CopperByte Games brings tabletop-style railway strategy to classic Amiga hardware with a free new release built around route planning, ticket chasing and competitive blocking. Iron Rails is a railway strategy game for the Commodore Amiga, designed around a familiar board-game structure: collect train cards, claim routes between cities, complete destination tickets and try to outscore the opposition before the final track is laid. The game is set on a North American map featuring 36 cities and more than 100 possible routes. Players compete to build connections across the board, but the challenge is not simply about grabbing the longest line. Each player also has secret destination tickets, which reward successful city-to-city links and punish unfinished plans. That gives the game a steady tactical push: do you build safely, block a rival, or take a risk on a longer route that could pay off later?

Iron Rails supports two to five players, with computer-controlled opponents available in three difficulty levels: Easy, Medium and Hard. That is important for a release like this, since not everyone playing on real hardware or emulation will have a full group ready for multiplayer. The AI is described as capable of planning routes, blocking opponents and varying its behaviour, which should give solo players a useful way into the game. The map is clear, the interface is mouse-driven, and the game includes end-of-match scoring details, player breakdowns and a final route display. For a strategy game, that kind of information matters. Players need to understand why they won or lost, especially in a game where the final score can swing heavily on completed tickets and longest-route bonuses.

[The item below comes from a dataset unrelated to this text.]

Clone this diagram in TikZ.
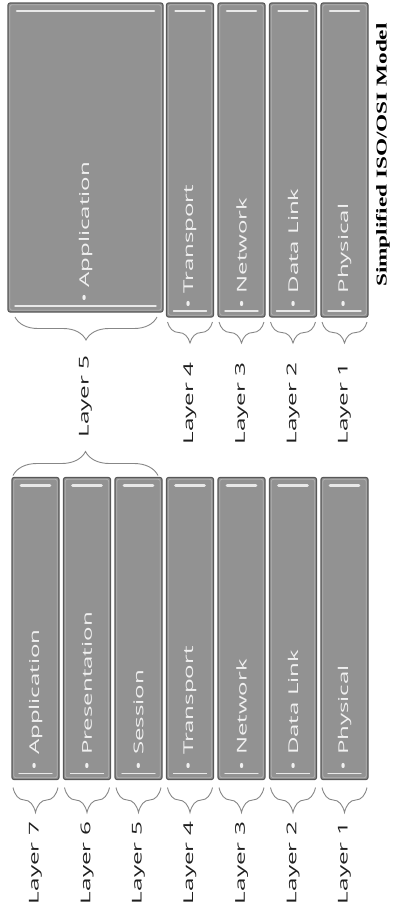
\documentclass[tikz,border=0pt]{standalone}
\usepackage{fontspec}
\setmainfont{Open Sans}
\newfontfamily\titlefont{Liberation Serif}
\usetikzlibrary{positioning,decorations.pathreplacing}
\definecolor{boxgray}{RGB}{146,146,146}
\definecolor{boxedge}{RGB}{88,88,88}
\definecolor{boxinner}{RGB}{178,178,178}
\definecolor{boxlight}{RGB}{232,232,232}
\definecolor{boxtext}{RGB}{240,240,240}
\definecolor{bracegray}{RGB}{135,135,135}
\definecolor{labelgray}{RGB}{30,30,30}

\begin{document}
\begin{tikzpicture}[
                x=1pt, y=-1pt,
                font=\fontsize{13.5}{15}\selectfont,
                layerbox/.style={rectangle, draw=boxedge, line width=1.1pt, fill=boxgray, rounded corners=2pt, minimum width=47pt, inner sep=0pt, outer sep=0pt,
                    path picture={
                        \draw[boxinner, line width=0.8pt] ([shift={(1.8pt,-1.8pt)}]path picture bounding box.north west) rectangle ([shift={(-1.8pt,1.8pt)}]path picture bounding box.south east);
                        \draw[boxlight, line width=2.6pt, line cap=round] ([shift={(9pt,-8pt)}]path picture bounding box.north west) -- ([shift={(-9pt,-8pt)}]path picture bounding box.north east);
                        \draw[boxlight, line width=1.4pt, line cap=round] ([shift={(7pt,6pt)}]path picture bounding box.south west) -- ([shift={(-7pt,6pt)}]path picture bounding box.south east);
                    }},
                boxtxt/.style={rotate=90, xscale=1.78, anchor=west, inner sep=0pt, text=boxtext},
                laytxt/.style={rotate=90, xscale=1.8, anchor=east, inner sep=0pt, text=labelgray},
                titletxt/.style={rotate=90, xscale=1.55, inner sep=0pt, text=black, font=\titlefont\bfseries\fontsize{15}{18}\selectfont},
                brc/.style={decorate, decoration={brace, amplitude=#1}, draw=bracegray, line width=0.9pt},
            ]
            \useasboundingbox (0,0) rectangle (392,906);

            \node[layerbox, minimum width=155pt, minimum height=309pt] (uapp) at (85.5,157.5) {};
            \node[layerbox, minimum height=314pt] (utra) at (190,160) {};
            \node[layerbox, minimum height=314pt, right=4.5pt of utra] (unet) {};
            \node[layerbox, minimum height=314pt, right=4.5pt of unet] (udat) {};
            \node[layerbox, minimum height=314pt, right=4.5pt of udat] (uphy) {};

            \node[layerbox, minimum height=302pt] (lapp) at (35.5,628.5) {};
            \node[layerbox, minimum height=302pt, right=4.5pt of lapp] (lpre) {};
            \node[layerbox, minimum height=302pt, right=4.5pt of lpre] (lses) {};
            \node[layerbox, minimum height=302pt, right=4.5pt of lses] (ltra) {};
            \node[layerbox, minimum height=302pt, right=4.5pt of ltra] (lnet) {};
            \node[layerbox, minimum height=302pt, right=4.5pt of lnet] (ldat) {};
            \node[layerbox, minimum height=302pt, right=4.5pt of ldat] (lphy) {};

            \node[boxtxt] (tuapp) at ([yshift=9pt]uapp.south) {• Application};
            \node[boxtxt] (tutra) at ([yshift=8pt]utra.south) {• Transport};
            \node[boxtxt] (tunet) at ([yshift=8pt]unet.south) {• Network};
            \node[boxtxt] (tudat) at ([yshift=8pt]udat.south) {• Data Link};
            \node[boxtxt] (tuphy) at ([yshift=8pt]uphy.south) {• Physical};

            \node[boxtxt] (tlapp) at ([yshift=9pt]lapp.south) {• Application};
            \node[boxtxt] (tlpre) at ([yshift=9pt]lpre.south) {• Presentation};
            \node[boxtxt] (tlses) at ([yshift=9pt]lses.south) {• Session};
            \node[boxtxt] (tltra) at ([yshift=9pt]ltra.south) {• Transport};
            \node[boxtxt] (tlnet) at ([yshift=9pt]lnet.south) {• Network};
            \node[boxtxt] (tldat) at ([yshift=9pt]ldat.south) {• Data Link};
            \node[boxtxt] (tlphy) at ([yshift=9pt]lphy.south) {• Physical};

            \draw[brc=23pt] ([xshift=-6pt,yshift=-5pt]uapp.south east) -- ([xshift=7pt,yshift=-5pt]uapp.south west);
            \draw[brc=21pt] ([xshift=-1pt,yshift=-5pt]utra.south east) -- ([xshift=1pt,yshift=-5pt]utra.south west);
            \draw[brc=21pt] ([xshift=-1pt,yshift=-5pt]unet.south east) -- ([xshift=1pt,yshift=-5pt]unet.south west);
            \draw[brc=21pt] ([xshift=-1pt,yshift=-5pt]udat.south east) -- ([xshift=1pt,yshift=-5pt]udat.south west);
            \draw[brc=21pt] ([xshift=-1pt,yshift=-5pt]uphy.south east) -- ([xshift=1pt,yshift=-5pt]uphy.south west);

            \draw[brc=24pt] ([xshift=1pt,yshift=2pt]lapp.north west) -- ([xshift=-4pt,yshift=2pt]lses.north east);

            \draw[brc=25pt] ([xshift=-1pt,yshift=-8pt]lapp.south east) -- ([xshift=1pt,yshift=-8pt]lapp.south west);
            \draw[brc=25pt] ([xshift=-1pt,yshift=-8pt]lpre.south east) -- ([xshift=1pt,yshift=-8pt]lpre.south west);
            \draw[brc=25pt] ([xshift=-1pt,yshift=-8pt]lses.south east) -- ([xshift=1pt,yshift=-8pt]lses.south west);
            \draw[brc=25pt] ([xshift=-1pt,yshift=-8pt]ltra.south east) -- ([xshift=1pt,yshift=-8pt]ltra.south west);
            \draw[brc=25pt] ([xshift=-1pt,yshift=-8pt]lnet.south east) -- ([xshift=1pt,yshift=-8pt]lnet.south west);
            \draw[brc=25pt] ([xshift=-1pt,yshift=-8pt]ldat.south east) -- ([xshift=1pt,yshift=-8pt]ldat.south west);
            \draw[brc=25pt] ([xshift=-1pt,yshift=-8pt]lphy.south east) -- ([xshift=1pt,yshift=-8pt]lphy.south west);

            \node[laytxt] (nu5) at ([yshift=-43pt]uapp.south) {Layer 5};
            \node[laytxt] (nu4) at ([yshift=-45pt]utra.south) {Layer 4};
            \node[laytxt] (nu3) at ([yshift=-45pt]unet.south) {Layer 3};
            \node[laytxt] (nu2) at ([yshift=-45pt]udat.south) {Layer 2};
            \node[laytxt] (nu1) at ([yshift=-45pt]uphy.south) {Layer 1};

            \node[laytxt] (nl7) at ([yshift=-42pt]lapp.south) {Layer 7};
            \node[laytxt] (nl6) at ([yshift=-42pt]lpre.south) {Layer 6};
            \node[laytxt] (nl5) at ([yshift=-42pt]lses.south) {Layer 5};
            \node[laytxt] (nl4) at ([yshift=-42pt]ltra.south) {Layer 4};
            \node[laytxt] (nl3) at ([yshift=-42pt]lnet.south) {Layer 3};
            \node[laytxt] (nl2) at ([yshift=-42pt]ldat.south) {Layer 2};
            \node[laytxt] (nl1) at ([yshift=-42pt]lphy.south) {Layer 1};

            \node[titletxt] (ttl) at (383,155) {Simplified ISO/OSI Model};
        \end{tikzpicture}
\end{document}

From a technical standpoint, Iron Rails is aimed at classic Amiga setups. It requires Kickstart 2.04 or later and is available as a bootable ADF and a WHDLoad package. What makes Iron Rails interesting is not that it tries to push the Amiga technically, but that it brings a slower, more social kind of strategy game to the platform. It is the sort of release that could work well at a retro event, between friends, or as a solo game against AI opponents. The rules are approachable, the theme is immediately understandable, and the competitive hook is clear. For players who enjoy route-building board games and still keep an Amiga close by, Iron Rails looks like a neat addition to the modern homebrew catalogue. It is free, focused and practical — a small but worthwhile release that gives the Amiga something a little different from another shooter or platformer.